Your instructions - For this exercise, return only the lines from the line containing "Rebuild this chart" through the line containing "from matplotlib.patches import", both ends included, exactly as they are.

Records to process -
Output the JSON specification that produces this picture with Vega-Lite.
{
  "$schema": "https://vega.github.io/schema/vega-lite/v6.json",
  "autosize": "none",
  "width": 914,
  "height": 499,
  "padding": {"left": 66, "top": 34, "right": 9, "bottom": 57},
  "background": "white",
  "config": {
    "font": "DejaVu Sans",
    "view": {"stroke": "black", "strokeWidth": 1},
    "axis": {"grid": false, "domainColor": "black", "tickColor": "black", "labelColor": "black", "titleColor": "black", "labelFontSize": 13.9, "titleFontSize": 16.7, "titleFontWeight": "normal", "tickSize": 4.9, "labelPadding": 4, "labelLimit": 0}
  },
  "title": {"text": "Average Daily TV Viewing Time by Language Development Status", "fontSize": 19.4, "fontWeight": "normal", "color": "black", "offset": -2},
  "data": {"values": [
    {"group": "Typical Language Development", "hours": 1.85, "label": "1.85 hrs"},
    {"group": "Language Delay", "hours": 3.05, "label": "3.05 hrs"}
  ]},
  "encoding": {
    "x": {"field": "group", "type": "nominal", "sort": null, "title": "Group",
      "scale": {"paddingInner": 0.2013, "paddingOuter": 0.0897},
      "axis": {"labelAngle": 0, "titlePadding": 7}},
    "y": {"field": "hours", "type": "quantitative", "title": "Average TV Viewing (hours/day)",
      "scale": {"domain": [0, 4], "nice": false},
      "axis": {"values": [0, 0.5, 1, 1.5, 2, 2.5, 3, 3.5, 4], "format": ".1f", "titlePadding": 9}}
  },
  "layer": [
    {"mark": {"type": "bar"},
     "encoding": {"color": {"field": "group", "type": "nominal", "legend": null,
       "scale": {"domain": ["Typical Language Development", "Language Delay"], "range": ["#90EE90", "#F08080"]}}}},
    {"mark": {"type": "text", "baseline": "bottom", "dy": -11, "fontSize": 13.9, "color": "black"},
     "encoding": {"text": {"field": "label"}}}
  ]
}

* * *

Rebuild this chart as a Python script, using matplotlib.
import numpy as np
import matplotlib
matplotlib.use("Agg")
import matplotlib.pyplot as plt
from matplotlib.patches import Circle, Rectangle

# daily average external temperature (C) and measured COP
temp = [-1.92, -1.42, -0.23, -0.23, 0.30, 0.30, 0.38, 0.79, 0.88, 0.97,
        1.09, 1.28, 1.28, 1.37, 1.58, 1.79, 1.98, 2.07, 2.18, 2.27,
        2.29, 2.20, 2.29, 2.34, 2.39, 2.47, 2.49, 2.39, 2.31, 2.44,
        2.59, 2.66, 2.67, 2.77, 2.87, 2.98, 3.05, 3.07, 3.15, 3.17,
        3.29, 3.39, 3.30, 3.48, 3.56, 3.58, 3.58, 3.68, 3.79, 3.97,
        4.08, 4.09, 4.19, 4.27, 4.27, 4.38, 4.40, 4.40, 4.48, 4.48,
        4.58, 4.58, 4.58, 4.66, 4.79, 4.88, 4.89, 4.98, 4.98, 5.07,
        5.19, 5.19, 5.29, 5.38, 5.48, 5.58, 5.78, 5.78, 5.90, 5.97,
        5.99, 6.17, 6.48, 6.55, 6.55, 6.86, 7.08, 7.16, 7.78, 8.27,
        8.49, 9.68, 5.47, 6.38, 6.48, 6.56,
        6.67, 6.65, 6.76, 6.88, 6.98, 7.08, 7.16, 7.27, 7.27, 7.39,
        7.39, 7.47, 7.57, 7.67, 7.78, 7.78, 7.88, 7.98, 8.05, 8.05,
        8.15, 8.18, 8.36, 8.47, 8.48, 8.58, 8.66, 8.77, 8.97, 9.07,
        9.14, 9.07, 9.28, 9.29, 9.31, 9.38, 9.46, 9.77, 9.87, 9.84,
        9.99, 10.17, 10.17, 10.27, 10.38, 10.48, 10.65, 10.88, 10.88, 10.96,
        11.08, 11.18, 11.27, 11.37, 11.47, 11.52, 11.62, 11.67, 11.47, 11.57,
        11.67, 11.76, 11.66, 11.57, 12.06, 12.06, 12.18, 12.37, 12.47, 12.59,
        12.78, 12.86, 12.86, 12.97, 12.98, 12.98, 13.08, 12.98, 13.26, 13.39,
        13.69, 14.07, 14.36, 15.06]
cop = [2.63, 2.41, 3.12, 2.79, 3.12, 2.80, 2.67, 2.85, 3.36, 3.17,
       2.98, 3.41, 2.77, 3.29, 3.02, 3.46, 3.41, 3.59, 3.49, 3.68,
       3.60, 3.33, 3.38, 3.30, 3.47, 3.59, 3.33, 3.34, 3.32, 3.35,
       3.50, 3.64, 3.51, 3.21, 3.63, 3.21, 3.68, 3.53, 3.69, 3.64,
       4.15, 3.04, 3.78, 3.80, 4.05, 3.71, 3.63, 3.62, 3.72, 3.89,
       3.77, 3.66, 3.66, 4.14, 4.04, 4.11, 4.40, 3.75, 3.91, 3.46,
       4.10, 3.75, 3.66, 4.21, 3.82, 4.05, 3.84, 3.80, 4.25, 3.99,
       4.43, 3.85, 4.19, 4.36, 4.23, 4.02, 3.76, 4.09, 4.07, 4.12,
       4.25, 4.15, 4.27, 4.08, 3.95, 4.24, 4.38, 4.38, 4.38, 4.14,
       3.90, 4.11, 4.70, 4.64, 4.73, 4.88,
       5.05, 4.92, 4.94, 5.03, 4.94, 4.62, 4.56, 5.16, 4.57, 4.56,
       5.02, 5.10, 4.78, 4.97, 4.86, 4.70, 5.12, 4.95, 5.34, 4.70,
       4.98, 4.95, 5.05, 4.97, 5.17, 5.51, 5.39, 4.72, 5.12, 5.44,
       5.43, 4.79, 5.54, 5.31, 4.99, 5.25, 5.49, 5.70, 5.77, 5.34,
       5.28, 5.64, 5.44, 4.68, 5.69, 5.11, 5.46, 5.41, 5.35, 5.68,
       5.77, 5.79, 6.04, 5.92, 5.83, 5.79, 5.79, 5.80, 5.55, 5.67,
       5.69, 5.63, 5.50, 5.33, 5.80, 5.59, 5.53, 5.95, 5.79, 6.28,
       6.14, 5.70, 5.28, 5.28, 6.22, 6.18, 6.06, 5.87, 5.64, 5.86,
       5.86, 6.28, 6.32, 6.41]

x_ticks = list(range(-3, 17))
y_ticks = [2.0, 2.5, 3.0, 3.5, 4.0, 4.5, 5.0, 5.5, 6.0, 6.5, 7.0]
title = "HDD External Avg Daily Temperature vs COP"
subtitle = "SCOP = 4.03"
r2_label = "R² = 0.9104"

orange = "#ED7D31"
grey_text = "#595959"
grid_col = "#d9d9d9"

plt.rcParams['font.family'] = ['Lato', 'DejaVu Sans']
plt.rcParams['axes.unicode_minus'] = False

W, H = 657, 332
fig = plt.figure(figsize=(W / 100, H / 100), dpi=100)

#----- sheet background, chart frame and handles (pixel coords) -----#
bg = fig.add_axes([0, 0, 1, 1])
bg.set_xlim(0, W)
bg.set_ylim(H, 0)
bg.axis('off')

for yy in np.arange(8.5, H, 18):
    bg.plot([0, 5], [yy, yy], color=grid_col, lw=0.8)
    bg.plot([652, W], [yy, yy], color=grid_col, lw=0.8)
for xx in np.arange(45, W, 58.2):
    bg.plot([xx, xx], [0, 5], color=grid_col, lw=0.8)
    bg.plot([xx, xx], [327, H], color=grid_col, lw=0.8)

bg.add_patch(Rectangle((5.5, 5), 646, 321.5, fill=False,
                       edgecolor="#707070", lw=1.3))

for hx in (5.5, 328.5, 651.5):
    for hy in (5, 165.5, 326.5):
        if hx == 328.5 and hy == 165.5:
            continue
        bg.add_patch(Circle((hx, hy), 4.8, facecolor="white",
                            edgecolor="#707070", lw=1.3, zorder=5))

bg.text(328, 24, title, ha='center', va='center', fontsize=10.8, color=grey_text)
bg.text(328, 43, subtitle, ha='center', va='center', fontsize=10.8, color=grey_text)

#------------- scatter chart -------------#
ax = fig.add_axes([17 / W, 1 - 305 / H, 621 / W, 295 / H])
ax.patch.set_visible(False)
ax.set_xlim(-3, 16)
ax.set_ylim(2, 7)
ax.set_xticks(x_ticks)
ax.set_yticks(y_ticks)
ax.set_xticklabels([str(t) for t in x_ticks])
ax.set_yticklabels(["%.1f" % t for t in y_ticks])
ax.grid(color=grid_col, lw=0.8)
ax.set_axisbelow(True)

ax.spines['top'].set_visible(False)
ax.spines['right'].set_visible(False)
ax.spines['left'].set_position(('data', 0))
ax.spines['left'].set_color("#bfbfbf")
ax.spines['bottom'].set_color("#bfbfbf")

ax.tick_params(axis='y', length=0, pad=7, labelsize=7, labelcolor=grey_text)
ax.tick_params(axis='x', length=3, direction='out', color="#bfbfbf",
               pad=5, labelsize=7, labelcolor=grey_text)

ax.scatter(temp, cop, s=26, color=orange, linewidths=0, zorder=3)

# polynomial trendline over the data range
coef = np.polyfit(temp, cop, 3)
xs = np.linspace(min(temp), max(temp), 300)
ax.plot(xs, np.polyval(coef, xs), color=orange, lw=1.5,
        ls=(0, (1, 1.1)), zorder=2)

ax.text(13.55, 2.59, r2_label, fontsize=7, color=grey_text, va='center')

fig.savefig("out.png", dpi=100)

Solution for this exercise -
Rebuild this chart as a Python script, using matplotlib.
import numpy as np
import matplotlib
matplotlib.use("Agg")
import matplotlib.pyplot as plt
from matplotlib.patches import Circle, Rectangle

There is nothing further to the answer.